Look at backlot cottages or smaller lakes
“The bigger the lake, the higher the price,” says Rob Serediuk, an agent with Chestnut Park in Haliburton, Ont. But if you’re satisfied with a smaller lake, somewhere quiet, maybe good for fishing, Anne Murphy, a real estate agent with the Sutton Group, advises looking at little towns away from hot spots such as Muskoka or B.C.’s Kalamalka Lake. In B.C., she suggests hidden gems such as Idabel Lake, near Kelowna, and Mabel Lake, near Vernon.
Typically, backlot properties are cheaper and don’t involve added costs, such as a dock or boats. In Ontario, you can find great backlot deals all over, says Serediuk. He recently sold a converted barn near Wilberforce at a great price and found buyers a hobby farm near Warkworth. “It comes down to drive time,” Serediuk says. Cottages only an hour or two outside of major hubs, such as Toronto, will be more expensive.
Share the property
Consider sharing with family or friends. “Figure out how much time you want to spend there,” Murphy says. “If you can only get off a month from work, maybe it’s not a bad idea to share that purchase with another family.”

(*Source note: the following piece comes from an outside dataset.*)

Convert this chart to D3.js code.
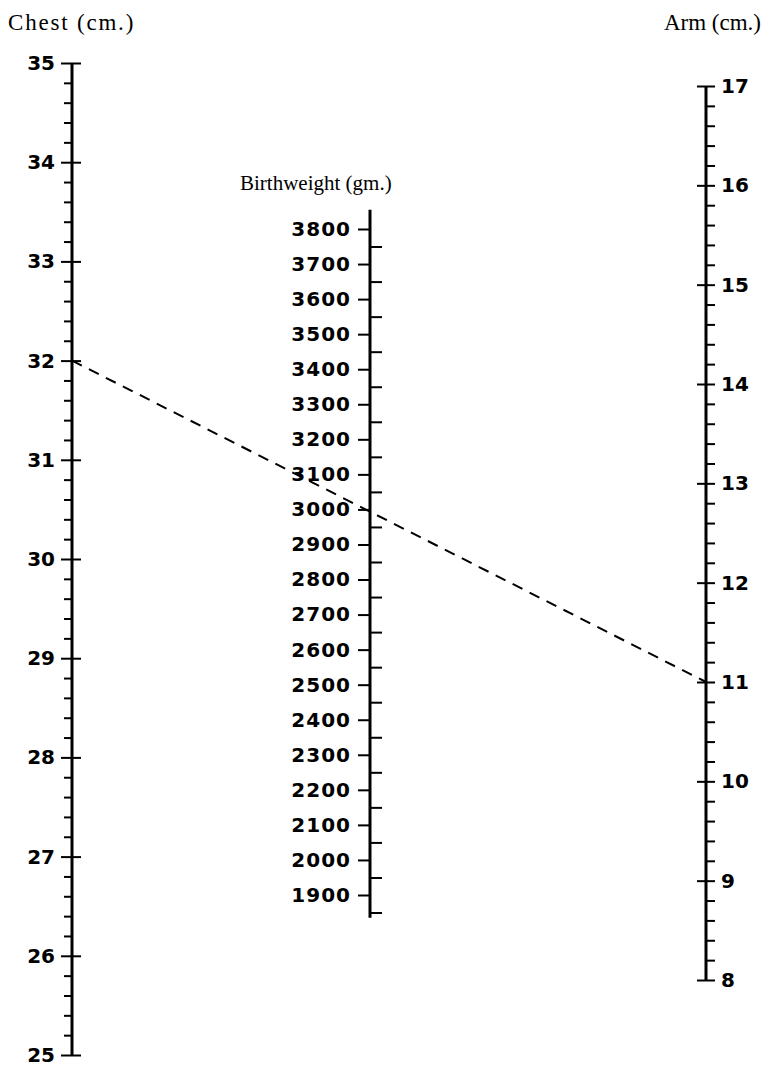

Or create income by renting it out. “Young people are buying summer homes, staying in them for a couple of weeks, and then putting them on Airbnb for the next six or 10 weeks,” says Rocky Arsenault, a broker with Re/Max Harbourside Realty in Summerside.
If you’re buying as an investment, however, you have to know the area and how the property value is tied to the economy, says Serediuk. After the 2008 recession, higher-end real estate prices stayed flat for about five years, while lower-priced places sat on the market, he says. “A $2 million cottage in an area like Parry Sound, where the average sale is $800,000, will take longer to sell.”
Buy real estate in the fall
Late summer or early fall is a great time to find deals. “People are thinking they have to carry through the winter,” says Murphy. “You might be able to negotiate a better price.”
But know exactly what you’re getting yourself into. When buying in the off-season, ask yourself what the lake and surrounding area will look like when fully occupied. Is the lake busy or quiet? Does the waterfront get weedy in the summer months? Is your neighbour a short-term rental?
Research the area beforehand: speak to a nearby cottager, and visit in the summer, if you can. The extra legwork may sound excessive, especially if you’re trying to capitalize on a fall deal, but getting into cottage real estate is a huge decision. You really have to “put in the time,” Serediuk says.